A Petros esclarece que, devido ao objetivo fiduciário do fundo de pensão de garantir uma rentabilidade que supere a meta atuarial com relação adequada entre risco e retorno, a utilização de critérios de responsabilidade social agrega valor no sentido da mitigação de riscos, além de, eventualmente, gerar oportunidades de investimentos. Diante disso, a fundação tem como meta buscar introduzir cada vez mais critérios de responsabilidade social nas decisões de entrada em ativos, no monitoramento e na definição pelo investimento – concomitantemente, é claro, aos critérios econômico-financeiros. “Assim, ainda que alguns ativos tenham evidente destaque sob o prisma da sustentabilidade (empresas dos setores de energia renovável e saneamento, por exemplo), o objetivo é fazer com que todas as empresas investidas introduzam a responsabilidade social em sua gestão, de forma transversal, e não pontual, isto é, não só no produto final ou em algum investimento filantrópico. Trata-se de elevar a gestão destas empresas de forma que ela seja permeada dos critérios de responsabilidade social, mitigando riscos e eventualmente aproveitando-se de algumas oportunidades geradas neste campo”, indica a Petros.
Retorno – O segundo maior fundo de pensão do País reforça que a adoção de critérios de responsabilidade social nos investimentos possuiu efeitos relevantes particularmente na mitigação de riscos. “Nos investimentos de longo prazo, em particular na carteira de ações e nos fundos de private equity, tais efeitos nas empresas se materializam na maior segurança de que estes ativos irão efetivamente performar, não sendo foco de perdas por não utilização correta dos princípios de responsabilidade social.

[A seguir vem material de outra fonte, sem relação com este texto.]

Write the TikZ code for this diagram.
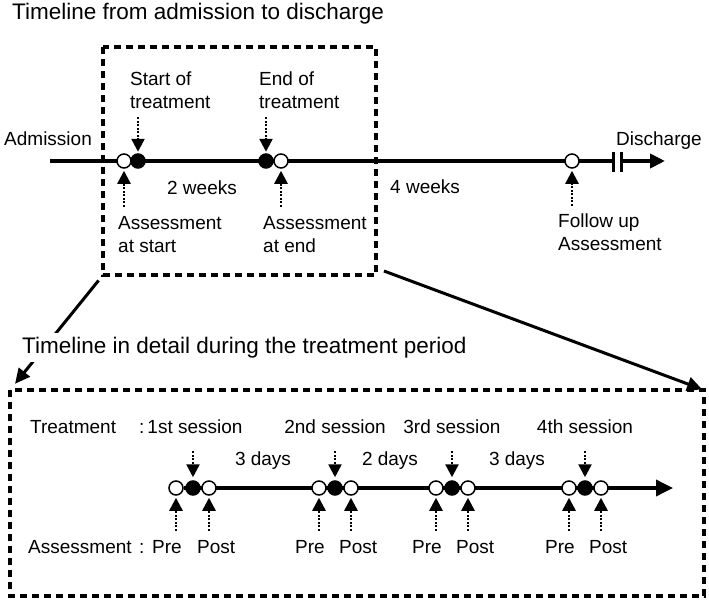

A título de exemplo, empresas que estão adequadas do ponto de vista da relação com os empregados, seja no pagamento dos direitos trabalhistas ou na prevenção de acidentes de trabalho, não serão alvo de autuações, com multas, produzindo efeitos inesperados em seus resultados. Isto também se aplica nas questões ambientais, outro tripé relevante no chamado triplo bottom line (econômico-social-ambiental). Tais resultados não são imediatamente tangíveis, dado que não respeitam necessariamente os ciclos anuais dos balanços. Os fundos de pensão, como investidores institucionais de longo prazo, devem fiduciariamente garantir parâmetros de segurança cada vez mais robustos em seus investimentos”, defende a Petros, ao ressaltar que fatores normalmente relacionados às questões de responsabilidade social nas empresas pode ter “efeitos drásticos na chamada última linha do balanço, em função dos fortes efeitos sobre a imagem”.
A fundação acrescenta que, desde 2003, a gestão da Petros vem dialogando com os seus participantes para que o investimento socialmente responsável seja visto como algo inteiramente compatível com a natureza de negócios de um fundo de pensão. “A rentabilidade é buscada com segurança e em longo prazo. Uma empresa sólida que trabalha sob a filosofia da responsabilidade social tem tudo a ver com a previdência complementar.”
Engajamento na legislação A Resolução número 3.792 do Conselho Monetário Nacional (CMN), que trata dos investimentos das entidades fechadas de previdência complementar, explicita em seu texto a relação entre os fundos de pensão e as questões de responsabilidade social e preservação do meio ambiente.
Quem faz a lembrança é Ricardo Pena, diretor-superintendente da Superintendência Nacional de Previdência Complementar (Previc).
Ele se refere ao inciso VIII do parágrafo terceiro do artigo 16 da resolução, que estabelece que a política de investimento de cada plano deve conter, entre outros elementos, a observância ou não de princípios de responsabilidade socioambiental. “A mensagem da regra de investimentos é de que a preocupação continua sendo que os fundos evitem o vermelho e fiquem no azul, mas o verde também passa a ser importante”, afirma Ricardo Pena. Ele lembra que muitas fundações brasileiras já tomam iniciativas que vão de encontro à consideração da sustentabilidade nas decisões das aplicações, como a adesão aos Princípios para o Investimento Responsável (PRI, pela regra em inglês).
Ainda no que se refere à CMN 3.792, Pena recorda que são classificados no segmento de renda variável “os certificados de Reduções Certificadas de Emissão (RCE) ou de créditos de carbono do mercado voluntário, admitidos à negociação em bolsa de valores, de mercadorias e futuros ou mercado de balcão organizado, ou registrados em sistema de registro, custódia ou liquidação financeira devidamente autorizado pelo Bacen ou pela CVM, nas suas respectivas áreas de competência”. “A própria relação dos ativos em que as entidades podem investir inclui, no segmento de renda variável, os créditos de carbono, que têm a ver com a questão da sustentabilidade.
Essa resolução teve esse olhar, de chamar a atenção das entidades para algo que possa incorporar valor à gestão dos ativos”, reforça o diretor- superintendente da Previc.